In message <SIMEON.10008061030.B at kenneth.utoronto.ca>, kenneth.mackendri
ck at utoronto.ca writes
>On Sun, 6 Aug 2000 10:23:13 -0400 Gordon Fitch <gcf at panix.com> wrote:
>> I don't know if it is accurate in this context to characterize
>> Heidegger as a "Nazi philosopher" even if he was (1) a Nazi
>> and (2) a philosopher.
>Despite my Adornoesque dislike for Heidegger, I agree. The problem with
>Heidegger (one problem, not the problem) is that he knew very little about that
>Nazi party (one Heideggerian scholar once mentioned to me that the only reason
>he was a member was because he hadn't read the party platform), despite being a
>member (although, hell, one would think he knew enough!!!).
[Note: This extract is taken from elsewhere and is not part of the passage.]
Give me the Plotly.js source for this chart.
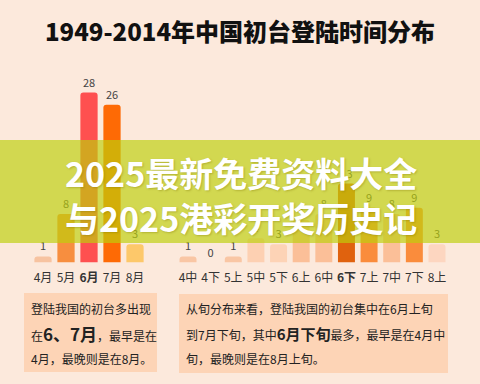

If my memory
>serves, he might even be read as a kind of (pathetic!) internal critic... since
>he, more than once, pointed out that the party had failed to achieve its
>greatness... (note my earlier parenthesis about pathetic!).
I appreciate that this is the standard defence of Heidegger's philosophy (ie that it was untainted by his fascism). In a forthcoming issue of the journal Prometheus, I argue the opposite, that Heidegger's philosophy is substantially a transliteration of concepts drawn from the far right.
I take Gordon's point about the City of God, but I think that Heidegger has priority in that his is a reaction within the terms of our own epoch, one in which modernity is the condition, even in that it is denied.